The Lagoon Experience
The lagoon is the activity hub. The signature Bora Bora experience: a lagoon tour by outrigger canoe or motorboat, stopping at spots where you can snorkel over coral gardens with black-tip reef sharks and rays. The rays in Bora Bora are famously habituated to humans — they glide up to you in shallow water, which is either thrilling or unsettling depending on your disposition.
The snorkeling within the lagoon is good but not extraordinary by global standards — the reef has suffered some coral bleaching over the decades of resort development. The outer reef wall is better for diving. Several operators run passes and drift dives on the outer reef where the biodiversity is significantly richer.
Jet skiing, paddleboarding, and kayaking are all available from resort beaches. For something memorable: sunset sailing across the lagoon with Mount Otemanu silhouetted behind you is genuinely one of the most beautiful things you can experience anywhere.
The Motu Islets
The small coral islands scattered around the lagoon reef are where the best beaches actually are. Motu Tapu (made famous by a beer commercial) has extraordinary white sand and turquoise water accessible by boat. Most lagoon tours include a motu picnic stop. If you’re staying at a resort on the main island, arrange a half-day on one of the motu — some resorts have their own.

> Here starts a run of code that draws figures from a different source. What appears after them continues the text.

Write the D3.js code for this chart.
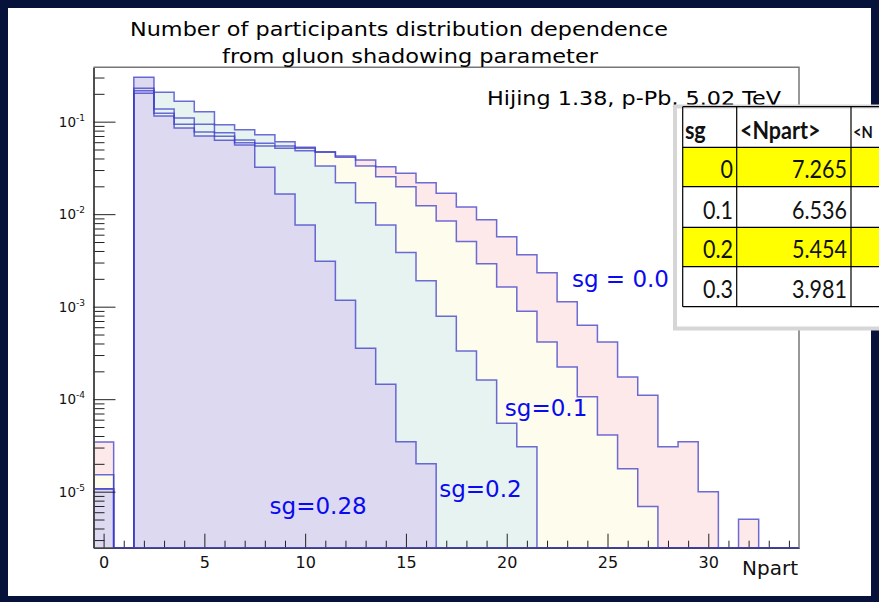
<!DOCTYPE html>
<html><head><meta charset="utf-8">
<script src="https://cdn.jsdelivr.net/npm/d3@7"></script>
<style>html,body{margin:0;padding:0;background:#06123a;} svg{display:block;}</style>
</head><body>
<svg id="c" width="879" height="602"></svg>
<script>
// ---------------- data ----------------
const npart = [0,1,2,3,4,5,6,7,8,9,10,11,12,13,14,15,16,17,18,19,20,21,22,23,24,25,26,27,28,29,30,31,32,33,34];
// sg = 0.0
const sg00 = [3.44e-5,0,0.2028,0.137,0.1096,0.0937,0.0760,0.0634,0.0584,0.0546,0.0529,0.0474,0.0426,0.0385,0.0326,0.0277,0.0219,0.01683,0.01197,0.00873,0.00571,0.00364,0.00233,0.00113,6.29e-4,4.15e-4,1.74e-4,1.10e-4,3.06e-5,3.47e-5,1.0e-5,0,5.03e-6,0,0];
// sg = 0.1
const sg01 = [1.52e-5,0,0.2163,0.1233,0.0937,0.0774,0.0695,0.0593,0.0546,0.0515,0.0486,0.0467,0.0412,0.0332,0.0254,0.0198,0.01236,0.00844,0.00507,0.00292,0.00163,8.9e-4,4.15e-4,2.23e-4,1.064e-4,4.1e-5,1.77e-5,6.9e-6,0,0,0,0,0,0,0];
// sg = 0.2
const sg02 = [1.07e-5,0,0.2297,0.208,0.166,0.128,0.0928,0.0820,0.0724,0.0608,0.0516,0.0332,0.0219,0.0133,0.00764,0.00386,0.00191,7.87e-4,3.32e-4,1.61e-4,5.48e-5,3.06e-5,0,0,0,0,0,0,0,0,0,0,0,0,0];
// sg = 0.28
const sg028 = [1.076e-5,0,0.302,0.1153,0.0855,0.0700,0.0629,0.0560,0.0321,0.01654,0.00764,0.0031,0.001173,3.55e-4,1.45e-4,3.47e-5,2.01e-5,0,0,0,0,0,0,0,0,0,0,0,0,0,0,0,0,0,0];

const seriesLabels = ["sg = 0.0","sg=0.1","sg=0.2","sg=0.28"];
const xMajorTicks = [0,5,10,15,20,25,30];
const yDecades = [1e-5,1e-4,1e-3,1e-2,1e-1];
const yExponents = ["-5","-4","-3","-2","-1"];
const titleLines = ["Number of participants distribution dependence","from gluon shadowing parameter"];
const infoText = "Hijing 1.38, p-Pb, 5.02 TeV";
const xTitle = "Npart";
const tableHeader = ["sg","<Npart>","<N"];
const tableSg = ["0","0.1","0.2","0.3"];
const tableNpart = ["7.265","6.536","5.454","3.981"];

// ---------------- layout ----------------
const svg = d3.select("#c");
const L = 93.5, R = 799, T = 67.3, B = 547.7;
const x = d3.scaleLinear().domain([-0.5, 34.5]).range([L, R]);
const y = d3.scaleLog().domain([2.48e-6, 0.387]).range([B, T]);

svg.append("rect").attr("width",879).attr("height",602).attr("fill","#06123a");
svg.append("rect").attr("x",8).attr("y",8).attr("width",863).attr("height",588).attr("fill","#ffffff");

const fills = ["#fde8ea","#fefcec","#e6f3f1","#dcd9f0"];
const series = [sg00, sg01, sg02, sg028];

svg.append("clipPath").attr("id","plotclip").append("rect")
  .attr("x",L).attr("y",T).attr("width",R-L).attr("height",B-T);

function stepPoints(vals){
  const pts = [[x(npart[0]-0.5), B]];
  npart.forEach((n,i)=>{
    const yy = vals[i] > 0 ? y(vals[i]) : B;
    pts.push([x(n-0.5), yy]); pts.push([x(n+0.5), yy]);
  });
  pts.push([x(npart[npart.length-1]+0.5), B]);
  return pts;
}
const line = d3.line();
const gPlot = svg.append("g").attr("clip-path","url(#plotclip)");
series.forEach((s,i)=>{
  gPlot.append("path").attr("d", line(stepPoints(s))+"Z").attr("fill",fills[i]).attr("stroke","none");
});
series.forEach((s,i)=>{
  gPlot.append("path").attr("d", line(stepPoints(s))).attr("fill","none")
    .attr("stroke","rgba(60,60,200,0.75)").attr("stroke-width",1.5);
});

// ---------------- axes ----------------
const axisColor = "#222";
const minorY = y.ticks().filter(v => !yDecades.some(d => Math.abs(d - v)/d < 1e-6));
const gyMinor = svg.append("g").attr("transform",`translate(${L},0)`)
  .call(d3.axisLeft(y).tickValues(minorY).tickSizeInner(-11).tickSizeOuter(0).tickFormat(""));
const gyMajor = svg.append("g").attr("transform",`translate(${L},0)`)
  .call(d3.axisLeft(y).tickValues(yDecades).tickSizeInner(-22).tickSizeOuter(0).tickFormat(""));
[gyMinor, gyMajor].forEach(g=>{
  g.selectAll("line").attr("stroke",axisColor);
  g.select(".domain").attr("stroke","#444").attr("stroke-width",1.5);
});
yDecades.forEach((d,i)=>{
  const t = svg.append("text").attr("x",85).attr("y",y(d)+5).attr("text-anchor","end")
    .attr("font-family","DejaVu Sans").attr("font-size",13.5).attr("fill","#111");
  t.append("tspan").text("10");
  t.append("tspan").attr("font-size",9).attr("dy",-6).text(yExponents[i]);
});

const minorX = npart.filter(n => !xMajorTicks.includes(n));
const gxMinor = svg.append("g").attr("transform",`translate(0,${B})`)
  .call(d3.axisBottom(x).tickValues(minorX).tickSizeInner(-7).tickSizeOuter(0).tickFormat(""));
const gxMajor = svg.append("g").attr("transform",`translate(0,${B})`)
  .call(d3.axisBottom(x).tickValues(xMajorTicks).tickSizeInner(-14).tickSizeOuter(0).tickPadding(9).tickFormat(d3.format("d")));
[gxMinor, gxMajor].forEach(g=>{
  g.selectAll("line").attr("stroke",axisColor);
  g.select(".domain").attr("stroke","#444").attr("stroke-width",1.5);
});
gxMajor.selectAll("text").attr("font-family","DejaVu Sans").attr("font-size",16).attr("fill","#111");

svg.append("line").attr("x1",x(1-0.5)).attr("x2",R).attr("y1",B).attr("y2",B)
  .attr("stroke","rgba(60,60,200,0.75)").attr("stroke-width",1.5);

svg.append("path").attr("d",`M${L},${T}H${R}V${B}`).attr("fill","none").attr("stroke","#777").attr("stroke-width",1.5);

// ---------------- texts ----------------
svg.append("text").attr("x",130).attr("y",36).attr("font-family","DejaVu Sans").attr("font-size",19)
  .attr("textLength",538).attr("lengthAdjust","spacingAndGlyphs").text(titleLines[0]);
svg.append("text").attr("x",222).attr("y",63).attr("font-family","DejaVu Sans").attr("font-size",19)
  .attr("textLength",376).attr("lengthAdjust","spacingAndGlyphs").text(titleLines[1]);
svg.append("text").attr("x",487).attr("y",105).attr("font-family","DejaVu Sans").attr("font-size",19)
  .attr("textLength",294).attr("lengthAdjust","spacingAndGlyphs").text(infoText);

svg.append("text").attr("x",798).attr("y",575).attr("text-anchor","end").attr("font-family","DejaVu Sans")
  .attr("font-size",20).attr("fill","#111").text(xTitle);

const labelPos = [[669,286.7],[587.3,416],[521.7,496.7],[366.7,514.3]];
seriesLabels.forEach((s,i)=>{
  svg.append("text").attr("x",labelPos[i][0]).attr("y",labelPos[i][1]).attr("text-anchor","end")
    .attr("font-family","DejaVu Sans").attr("font-size",23).attr("fill","#0a0af0").text(s);
});

// ---------------- table (pasted) ----------------
const tb = svg.append("g");
tb.append("rect").attr("x",675).attr("y",106.5).attr("width",220).attr("height",222)
  .attr("fill","#fff").attr("stroke","#d6d6d6").attr("stroke-width",4);
const colX = [682.7, 736.7, 851, 960];
const rowY = [106.7, 147.3, 186.7, 227.3, 266.7, 306.7];
[0,2].forEach(r=>{
  tb.append("rect").attr("x",colX[0]).attr("y",rowY[r+1]).attr("width",colX[3]-colX[0]).attr("height",rowY[r+2]-rowY[r+1]).attr("fill","#ffff00");
});
rowY.forEach(yy=>tb.append("line").attr("x1",colX[0]).attr("x2",879).attr("y1",yy).attr("y2",yy).attr("stroke","#000").attr("stroke-width",1.2));
colX.forEach(xx=>tb.append("line").attr("x1",xx).attr("x2",xx).attr("y1",rowY[0]).attr("y2",rowY[5]).attr("stroke","#000").attr("stroke-width",1.2));
function tText(txt, xx, yy, anchor, bold, size){
  const t = tb.append("text").attr("x",xx).attr("y",yy).attr("text-anchor",anchor)
    .attr("font-family","Lato, 'Open Sans', sans-serif").attr("font-size",size||25).attr("fill","#111")
    .attr("font-weight",bold?"bold":"normal").text(txt);
  const w = t.node().getComputedTextLength()*0.86;
  t.attr("textLength", w).attr("lengthAdjust","spacingAndGlyphs");
}
tText(tableHeader[0], 685, 139, "start", true);
tText(tableHeader[1], 740, 139, "start", true);
tText(tableHeader[2], 853, 138, "start", true, 17);
tableSg.forEach((s,i)=>{
  const base = rowY[i+2]-8.5;
  tText(s, 733, base, "end", false);
  tText(tableNpart[i], 847, base, "end", false);
});
</script>
</body></html>
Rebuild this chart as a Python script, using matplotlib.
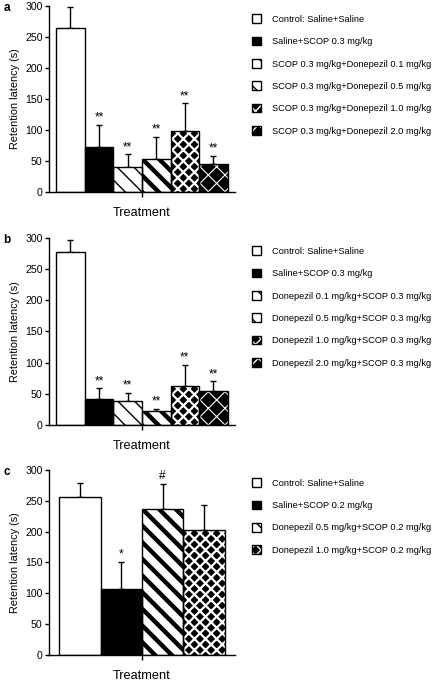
import numpy as np
import matplotlib
matplotlib.use('Agg')
from matplotlib import pyplot as plt
from matplotlib.patches import Patch

plt.rcParams['font.family'] = ['Liberation Sans', 'DejaVu Sans']

# panel a
a_labels = ['Control: Saline+Saline', 'Saline+SCOP 0.3 mg/kg',
            'SCOP 0.3 mg/kg+Donepezil 0.1 mg/kg', 'SCOP 0.3 mg/kg+Donepezil 0.5 mg/kg',
            'SCOP 0.3 mg/kg+Donepezil 1.0 mg/kg', 'SCOP 0.3 mg/kg+Donepezil 2.0 mg/kg']
a_means = [264, 72, 40, 54, 99, 45]
a_err = [35, 36, 21, 35, 44, 13]
a_sig = ['', '**', '**', '**', '**', '**']
a_style = ['white', 'black', 'sparse', 'stripe', 'weave', 'cross']

# panel b
b_labels = ['Control: Saline+Saline', 'Saline+SCOP 0.3 mg/kg',
            'Donepezil 0.1 mg/kg+SCOP 0.3 mg/kg', 'Donepezil 0.5 mg/kg+SCOP 0.3 mg/kg',
            'Donepezil 1.0 mg/kg+SCOP 0.3 mg/kg', 'Donepezil 2.0 mg/kg+SCOP 0.3 mg/kg']
b_means = [278, 42, 39, 22, 62, 55]
b_err = [18, 17, 12, 4, 34, 15]
b_sig = ['', '**', '**', '**', '**', '**']
b_style = ['white', 'black', 'sparse', 'stripe', 'weave', 'cross']

# panel c
c_labels = ['Control: Saline+Saline', 'Saline+SCOP 0.2 mg/kg',
            'Donepezil 0.5 mg/kg+SCOP 0.2 mg/kg', 'Donepezil 1.0 mg/kg+SCOP 0.2 mg/kg']
c_means = [256, 107, 237, 203]
c_err = [23, 44, 41, 41]
c_sig = ['', '*', '#', '']
c_style = ['white', 'black', 'stripe', 'weave']

# face, hatch colour, hatch, hatch linewidth
styles = {
    'white':  ('white', 'black', None, 1.0),
    'black':  ('black', 'black', None, 1.0),
    'sparse': ('white', 'black', '\\\\', 1.0),
    'stripe': ('white', 'black', '\\\\', 3.2),
    'weave':  ('black', 'white', 'xxx', 1.6),
    'cross':  ('black', 'white', 'xx', 0.8),
}


def hatched(patch, lw):
    if hasattr(patch, 'set_hatch_linewidth'):
        patch.set_hatch_linewidth(lw)
    else:
        patch._hatch_linewidth = lw


def panel(ax, letter, labels, means, err, sig, style):
    n = len(means)
    x = np.arange(n)
    for i in range(n):
        face, hc, hatch, hlw = styles[style[i]]
        b = ax.bar(x[i], means[i], 1.0, color=face, edgecolor=hc, hatch=hatch,
                   linewidth=0, zorder=2)
        hatched(b[0], hlw)
        ax.bar(x[i], means[i], 1.0, fill=False, edgecolor='black', linewidth=1.0, zorder=3)
    ax.errorbar(x, means, yerr=[np.zeros(n), err], fmt='none', ecolor='black',
                elinewidth=1.0, capsize=2.3, capthick=1.0, zorder=1)
    for i in range(n):
        if sig[i]:
            ax.text(x[i], means[i] + err[i] + 2, sig[i], ha='center', va='bottom',
                    fontsize=8.5)
    ax.set_xlim(-0.75, n - 0.25)
    ax.set_ylim(0, 300)
    ax.set_yticks(range(0, 301, 50))
    ax.set_xticks([(n - 1) / 2])
    ax.set_xticklabels([''])
    ax.tick_params(axis='y', direction='out', length=3, width=1.0, labelsize=7.6, pad=1.5)
    ax.tick_params(axis='x', direction='out', length=3.5, width=1.0)
    for s in ('top', 'right'):
        ax.spines[s].set_visible(False)
    for s in ('left', 'bottom'):
        ax.spines[s].set_linewidth(1.0)
    ax.set_xlabel('Treatment', fontsize=9.2, labelpad=4)
    ax.set_ylabel('Retention latency (s)', fontsize=7.8, labelpad=4)
    ax.text(-0.245, 0.99, letter, transform=ax.transAxes, fontsize=8.5,
            fontweight='bold', va='center', ha='left')

    handles = []
    for i in range(n):
        face, hc, hatch, hlw = styles[style[i]]
        p = Patch(facecolor=face, edgecolor=hc, hatch=hatch, linewidth=0)
        hatched(p, hlw * 0.7)
        o = Patch(fill=False, edgecolor='black', linewidth=1.0)
        handles.append((p, o))
    ax.legend(handles, labels, loc='upper left', bbox_to_anchor=(1.09, 0.955),
              frameon=False, fontsize=6.7, handlelength=1.05, handleheight=1.05,
              handletextpad=1.15, labelspacing=1.38, borderpad=0, borderaxespad=0)


fig = plt.figure(figsize=(4.37, 6.85), dpi=100)
ax_a = fig.add_axes([0.112, 0.7197, 0.4256, 0.2715])
ax_b = fig.add_axes([0.112, 0.3796, 0.4256, 0.2730])
ax_c = fig.add_axes([0.112, 0.0438, 0.4256, 0.2701])

panel(ax_a, 'a', a_labels, a_means, a_err, a_sig, a_style)
panel(ax_b, 'b', b_labels, b_means, b_err, b_sig, b_style)
panel(ax_c, 'c', c_labels, c_means, c_err, c_sig, c_style)

plt.savefig('out.png', dpi=100)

Beyond the Lagoon: Inland Bora Bora
The interior of Bora Bora is dramatically beautiful and almost entirely overlooked. Mount Otemanu (727m) dominates the center — you can’t summit it without technical gear, but you can hike to about halfway with a guide and get views of the entire lagoon that are even more extraordinary than what you see at sea level. The 4WD tour around the island passes WWII coastal defense installations, vanilla plantations, and villages where you get a brief glimpse of actual Polynesian life outside the resort bubble.
Food & Drink
Most guests eat at their resort — the restaurants are excellent but priced at what you’d expect ($40–$80 mains). A few local restaurants in Vaitape (the main village) serve Polynesian-French cuisine at normal prices and are worth the experience. Poisson cru — raw tuna marinated in lime juice and coconut milk — is the defining dish of French Polynesia and non-negotiable. Fafaru (fish marinated in fermented seawater) is an acquired taste.
Getting There
Fly to Papeete (PPT) in Tahiti — major carriers include Air France (from Paris), Air Tahiti Nui (from LA), and United (from San Francisco). From Papeete, Air Tahiti flies to Bora Bora (BOB) in about 50 minutes. Book early — flights to Bora Bora sell out months in advance during peak season (July–August, Christmas). Factor in at least one night in Papeete as buffer.
When to Go
May through October is the dry season — cooler temperatures (25–28°C), lower humidity, minimal rain. December through March is wet season — hot, humid, occasional cyclone risk, but still beautiful. The lagoon is calm and swimmable year-round. July and August are busy with European summer travellers; Christmas–New Year is the absolute peak (and most expensive). April and November are the sweet spots — fewer crowds, lower prices, excellent weather.
Honest Assessment
If you go once and do it properly, Bora Bora is unforgettable. The sunrise from an overwater bungalow with the lagoon below you and Mount Otemanu catching the first light — that’s a memory you carry for decades. It’s genuinely worth saving for if you can make it happen. The other Society Islands — Moorea, Huahine, Taha’a — offer much of the same landscape at a fraction of the price, and are better choices if the premium luxury experience isn’t in the budget. But Bora Bora itself remains the crown jewel of the South Pacific.